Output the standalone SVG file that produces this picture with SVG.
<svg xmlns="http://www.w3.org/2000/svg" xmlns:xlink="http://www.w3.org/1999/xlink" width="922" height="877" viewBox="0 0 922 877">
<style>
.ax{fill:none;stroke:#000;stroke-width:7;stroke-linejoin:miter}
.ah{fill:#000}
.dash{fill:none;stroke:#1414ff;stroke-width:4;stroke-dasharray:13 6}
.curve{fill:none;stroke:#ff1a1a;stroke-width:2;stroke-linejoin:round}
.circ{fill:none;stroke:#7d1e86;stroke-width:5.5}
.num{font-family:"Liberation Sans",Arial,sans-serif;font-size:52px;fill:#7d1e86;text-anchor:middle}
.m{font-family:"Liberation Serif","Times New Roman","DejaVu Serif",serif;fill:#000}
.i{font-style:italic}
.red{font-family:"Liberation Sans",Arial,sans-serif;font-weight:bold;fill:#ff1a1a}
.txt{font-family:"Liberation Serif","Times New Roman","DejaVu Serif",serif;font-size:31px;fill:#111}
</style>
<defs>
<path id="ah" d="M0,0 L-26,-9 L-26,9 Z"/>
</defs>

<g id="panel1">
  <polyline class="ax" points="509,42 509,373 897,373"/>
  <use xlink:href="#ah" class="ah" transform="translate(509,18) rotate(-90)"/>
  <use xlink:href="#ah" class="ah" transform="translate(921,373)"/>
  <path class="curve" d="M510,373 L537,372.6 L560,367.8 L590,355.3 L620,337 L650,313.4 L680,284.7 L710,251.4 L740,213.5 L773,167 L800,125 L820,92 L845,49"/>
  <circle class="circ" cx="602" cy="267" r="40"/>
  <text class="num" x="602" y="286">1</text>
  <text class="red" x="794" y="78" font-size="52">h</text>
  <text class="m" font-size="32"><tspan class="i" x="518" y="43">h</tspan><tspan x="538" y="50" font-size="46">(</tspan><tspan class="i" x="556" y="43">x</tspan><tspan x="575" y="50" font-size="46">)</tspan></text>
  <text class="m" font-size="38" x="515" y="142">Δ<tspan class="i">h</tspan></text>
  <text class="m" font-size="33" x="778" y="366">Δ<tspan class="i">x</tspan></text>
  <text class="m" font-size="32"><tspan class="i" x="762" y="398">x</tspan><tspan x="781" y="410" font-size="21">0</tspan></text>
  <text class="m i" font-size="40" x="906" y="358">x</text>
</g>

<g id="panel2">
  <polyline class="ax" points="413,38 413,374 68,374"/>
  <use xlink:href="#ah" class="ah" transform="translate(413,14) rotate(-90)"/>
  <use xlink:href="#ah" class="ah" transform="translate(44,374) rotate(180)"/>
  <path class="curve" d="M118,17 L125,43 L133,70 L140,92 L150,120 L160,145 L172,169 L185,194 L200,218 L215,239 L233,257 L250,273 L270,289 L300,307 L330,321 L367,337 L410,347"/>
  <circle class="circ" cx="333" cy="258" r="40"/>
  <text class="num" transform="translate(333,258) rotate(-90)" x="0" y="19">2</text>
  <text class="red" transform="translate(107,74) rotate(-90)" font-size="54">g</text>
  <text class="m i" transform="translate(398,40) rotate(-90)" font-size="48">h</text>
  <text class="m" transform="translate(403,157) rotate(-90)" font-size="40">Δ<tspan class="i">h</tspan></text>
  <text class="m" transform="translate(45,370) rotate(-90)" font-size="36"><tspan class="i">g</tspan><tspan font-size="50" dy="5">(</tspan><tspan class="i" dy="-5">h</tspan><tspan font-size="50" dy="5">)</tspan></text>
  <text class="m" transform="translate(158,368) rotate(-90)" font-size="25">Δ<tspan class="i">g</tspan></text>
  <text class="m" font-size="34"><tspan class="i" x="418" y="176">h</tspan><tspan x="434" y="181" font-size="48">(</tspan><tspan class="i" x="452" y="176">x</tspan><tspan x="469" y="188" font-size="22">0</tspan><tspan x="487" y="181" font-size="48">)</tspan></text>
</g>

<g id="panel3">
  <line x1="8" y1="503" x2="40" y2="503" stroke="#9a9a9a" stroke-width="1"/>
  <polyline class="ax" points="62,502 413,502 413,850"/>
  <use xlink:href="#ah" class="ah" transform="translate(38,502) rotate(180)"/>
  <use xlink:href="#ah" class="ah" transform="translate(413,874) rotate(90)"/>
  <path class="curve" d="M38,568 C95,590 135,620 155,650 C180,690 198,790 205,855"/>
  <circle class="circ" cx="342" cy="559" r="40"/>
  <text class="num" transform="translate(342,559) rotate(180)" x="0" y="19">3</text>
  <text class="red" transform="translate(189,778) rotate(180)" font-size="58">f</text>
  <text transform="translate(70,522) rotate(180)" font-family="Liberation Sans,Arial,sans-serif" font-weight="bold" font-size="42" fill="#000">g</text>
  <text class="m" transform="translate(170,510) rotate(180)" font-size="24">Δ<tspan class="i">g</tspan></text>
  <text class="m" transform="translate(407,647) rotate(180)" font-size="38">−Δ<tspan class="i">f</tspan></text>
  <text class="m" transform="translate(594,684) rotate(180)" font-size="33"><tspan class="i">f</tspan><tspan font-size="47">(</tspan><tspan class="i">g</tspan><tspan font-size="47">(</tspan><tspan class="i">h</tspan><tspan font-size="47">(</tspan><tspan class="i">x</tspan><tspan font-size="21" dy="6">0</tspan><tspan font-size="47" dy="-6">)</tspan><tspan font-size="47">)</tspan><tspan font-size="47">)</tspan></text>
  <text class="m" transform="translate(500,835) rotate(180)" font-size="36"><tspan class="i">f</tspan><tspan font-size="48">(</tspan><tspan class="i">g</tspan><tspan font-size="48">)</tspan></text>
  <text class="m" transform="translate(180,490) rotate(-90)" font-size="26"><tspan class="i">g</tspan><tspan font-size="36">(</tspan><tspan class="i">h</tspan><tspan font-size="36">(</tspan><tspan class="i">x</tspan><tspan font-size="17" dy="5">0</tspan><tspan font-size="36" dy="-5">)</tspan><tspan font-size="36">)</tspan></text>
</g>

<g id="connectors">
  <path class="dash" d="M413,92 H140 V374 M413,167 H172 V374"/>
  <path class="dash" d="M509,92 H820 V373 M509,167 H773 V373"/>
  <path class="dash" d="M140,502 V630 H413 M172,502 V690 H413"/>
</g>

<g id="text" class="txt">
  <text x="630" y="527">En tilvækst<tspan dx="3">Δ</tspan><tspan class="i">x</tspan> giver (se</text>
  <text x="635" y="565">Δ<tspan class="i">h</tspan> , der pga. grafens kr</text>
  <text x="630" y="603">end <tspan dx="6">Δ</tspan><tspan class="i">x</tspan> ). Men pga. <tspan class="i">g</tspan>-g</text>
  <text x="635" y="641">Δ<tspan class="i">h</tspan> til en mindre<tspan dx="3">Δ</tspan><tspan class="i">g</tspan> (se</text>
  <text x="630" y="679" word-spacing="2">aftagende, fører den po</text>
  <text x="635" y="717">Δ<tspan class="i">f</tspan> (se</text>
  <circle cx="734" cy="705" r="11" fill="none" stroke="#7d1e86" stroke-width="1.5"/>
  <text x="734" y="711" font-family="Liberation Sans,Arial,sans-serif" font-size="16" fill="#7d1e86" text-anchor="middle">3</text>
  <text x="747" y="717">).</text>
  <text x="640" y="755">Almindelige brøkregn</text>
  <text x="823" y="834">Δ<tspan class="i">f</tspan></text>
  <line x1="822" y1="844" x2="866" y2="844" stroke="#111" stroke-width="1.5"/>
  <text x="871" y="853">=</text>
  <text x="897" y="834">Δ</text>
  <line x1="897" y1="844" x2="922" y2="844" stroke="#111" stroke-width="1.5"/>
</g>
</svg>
—————
▶ YOUR OBJECTIVE:
Transcribe all lines as written.

▶ RESULT OF THIS TASK:
Output the standalone SVG file that produces this picture with SVG.
<svg xmlns="http://www.w3.org/2000/svg" xmlns:xlink="http://www.w3.org/1999/xlink" width="922" height="877" viewBox="0 0 922 877">
<style>
.ax{fill:none;stroke:#000;stroke-width:7;stroke-linejoin:miter}
.ah{fill:#000}
.dash{fill:none;stroke:#1414ff;stroke-width:4;stroke-dasharray:13 6}
.curve{fill:none;stroke:#ff1a1a;stroke-width:2;stroke-linejoin:round}
.circ{fill:none;stroke:#7d1e86;stroke-width:5.5}
.num{font-family:"Liberation Sans",Arial,sans-serif;font-size:52px;fill:#7d1e86;text-anchor:middle}
.m{font-family:"Liberation Serif","Times New Roman","DejaVu Serif",serif;fill:#000}
.i{font-style:italic}
.red{font-family:"Liberation Sans",Arial,sans-serif;font-weight:bold;fill:#ff1a1a}
.txt{font-family:"Liberation Serif","Times New Roman","DejaVu Serif",serif;font-size:31px;fill:#111}
</style>
<defs>
<path id="ah" d="M0,0 L-26,-9 L-26,9 Z"/>
</defs>

<g id="panel1">
  <polyline class="ax" points="509,42 509,373 897,373"/>
  <use xlink:href="#ah" class="ah" transform="translate(509,18) rotate(-90)"/>
  <use xlink:href="#ah" class="ah" transform="translate(921,373)"/>
  <path class="curve" d="M510,373 L537,372.6 L560,367.8 L590,355.3 L620,337 L650,313.4 L680,284.7 L710,251.4 L740,213.5 L773,167 L800,125 L820,92 L845,49"/>
  <circle class="circ" cx="602" cy="267" r="40"/>
  <text class="num" x="602" y="286">1</text>
  <text class="red" x="794" y="78" font-size="52">h</text>
  <text class="m" font-size="32"><tspan class="i" x="518" y="43">h</tspan><tspan x="538" y="50" font-size="46">(</tspan><tspan class="i" x="556" y="43">x</tspan><tspan x="575" y="50" font-size="46">)</tspan></text>
  <text class="m" font-size="38" x="515" y="142">Δ<tspan class="i">h</tspan></text>
  <text class="m" font-size="33" x="778" y="366">Δ<tspan class="i">x</tspan></text>
  <text class="m" font-size="32"><tspan class="i" x="762" y="398">x</tspan><tspan x="781" y="410" font-size="21">0</tspan></text>
  <text class="m i" font-size="40" x="906" y="358">x</text>
</g>

<g id="panel2">
  <polyline class="ax" points="413,38 413,374 68,374"/>
  <use xlink:href="#ah" class="ah" transform="translate(413,14) rotate(-90)"/>
  <use xlink:href="#ah" class="ah" transform="translate(44,374) rotate(180)"/>
  <path class="curve" d="M118,17 L125,43 L133,70 L140,92 L150,120 L160,145 L172,169 L185,194 L200,218 L215,239 L233,257 L250,273 L270,289 L300,307 L330,321 L367,337 L410,347"/>
  <circle class="circ" cx="333" cy="258" r="40"/>
  <text class="num" transform="translate(333,258) rotate(-90)" x="0" y="19">2</text>
  <text class="red" transform="translate(107,74) rotate(-90)" font-size="54">g</text>
  <text class="m i" transform="translate(398,40) rotate(-90)" font-size="48">h</text>
  <text class="m" transform="translate(403,157) rotate(-90)" font-size="40">Δ<tspan class="i">h</tspan></text>
  <text class="m" transform="translate(45,370) rotate(-90)" font-size="36"><tspan class="i">g</tspan><tspan font-size="50" dy="5">(</tspan><tspan class="i" dy="-5">h</tspan><tspan font-size="50" dy="5">)</tspan></text>
  <text class="m" transform="translate(158,368) rotate(-90)" font-size="25">Δ<tspan class="i">g</tspan></text>
  <text class="m" font-size="34"><tspan class="i" x="418" y="176">h</tspan><tspan x="434" y="181" font-size="48">(</tspan><tspan class="i" x="452" y="176">x</tspan><tspan x="469" y="188" font-size="22">0</tspan><tspan x="487" y="181" font-size="48">)</tspan></text>
</g>

<g id="panel3">
  <line x1="8" y1="503" x2="40" y2="503" stroke="#9a9a9a" stroke-width="1"/>
  <polyline class="ax" points="62,502 413,502 413,850"/>
  <use xlink:href="#ah" class="ah" transform="translate(38,502) rotate(180)"/>
  <use xlink:href="#ah" class="ah" transform="translate(413,874) rotate(90)"/>
  <path class="curve" d="M38,568 C95,590 135,620 155,650 C180,690 198,790 205,855"/>
  <circle class="circ" cx="342" cy="559" r="40"/>
  <text class="num" transform="translate(342,559) rotate(180)" x="0" y="19">3</text>
  <text class="red" transform="translate(189,778) rotate(180)" font-size="58">f</text>
  <text transform="translate(70,522) rotate(180)" font-family="Liberation Sans,Arial,sans-serif" font-weight="bold" font-size="42" fill="#000">g</text>
  <text class="m" transform="translate(170,510) rotate(180)" font-size="24">Δ<tspan class="i">g</tspan></text>
  <text class="m" transform="translate(407,647) rotate(180)" font-size="38">−Δ<tspan class="i">f</tspan></text>
  <text class="m" transform="translate(594,684) rotate(180)" font-size="33"><tspan class="i">f</tspan><tspan font-size="47">(</tspan><tspan class="i">g</tspan><tspan font-size="47">(</tspan><tspan class="i">h</tspan><tspan font-size="47">(</tspan><tspan class="i">x</tspan><tspan font-size="21" dy="6">0</tspan><tspan font-size="47" dy="-6">)</tspan><tspan font-size="47">)</tspan><tspan font-size="47">)</tspan></text>
  <text class="m" transform="translate(500,835) rotate(180)" font-size="36"><tspan class="i">f</tspan><tspan font-size="48">(</tspan><tspan class="i">g</tspan><tspan font-size="48">)</tspan></text>
  <text class="m" transform="translate(180,490) rotate(-90)" font-size="26"><tspan class="i">g</tspan><tspan font-size="36">(</tspan><tspan class="i">h</tspan><tspan font-size="36">(</tspan><tspan class="i">x</tspan><tspan font-size="17" dy="5">0</tspan><tspan font-size="36" dy="-5">)</tspan><tspan font-size="36">)</tspan></text>
</g>

<g id="connectors">
  <path class="dash" d="M413,92 H140 V374 M413,167 H172 V374"/>
  <path class="dash" d="M509,92 H820 V373 M509,167 H773 V373"/>
  <path class="dash" d="M140,502 V630 H413 M172,502 V690 H413"/>
</g>

<g id="text" class="txt">
  <text x="630" y="527">En tilvækst<tspan dx="3">Δ</tspan><tspan class="i">x</tspan> giver (se</text>
  <text x="635" y="565">Δ<tspan class="i">h</tspan> , der pga. grafens kr</text>
  <text x="630" y="603">end <tspan dx="6">Δ</tspan><tspan class="i">x</tspan> ). Men pga. <tspan class="i">g</tspan>-g</text>
  <text x="635" y="641">Δ<tspan class="i">h</tspan> til en mindre<tspan dx="3">Δ</tspan><tspan class="i">g</tspan> (se</text>
  <text x="630" y="679" word-spacing="2">aftagende, fører den po</text>
  <text x="635" y="717">Δ<tspan class="i">f</tspan> (se</text>
  <circle cx="734" cy="705" r="11" fill="none" stroke="#7d1e86" stroke-width="1.5"/>
  <text x="734" y="711" font-family="Liberation Sans,Arial,sans-serif" font-size="16" fill="#7d1e86" text-anchor="middle">3</text>
  <text x="747" y="717">).</text>
  <text x="640" y="755">Almindelige brøkregn</text>
  <text x="823" y="834">Δ<tspan class="i">f</tspan></text>
  <line x1="822" y1="844" x2="866" y2="844" stroke="#111" stroke-width="1.5"/>
  <text x="871" y="853">=</text>
  <text x="897" y="834">Δ</text>
  <line x1="897" y1="844" x2="922" y2="844" stroke="#111" stroke-width="1.5"/>
</g>
</svg>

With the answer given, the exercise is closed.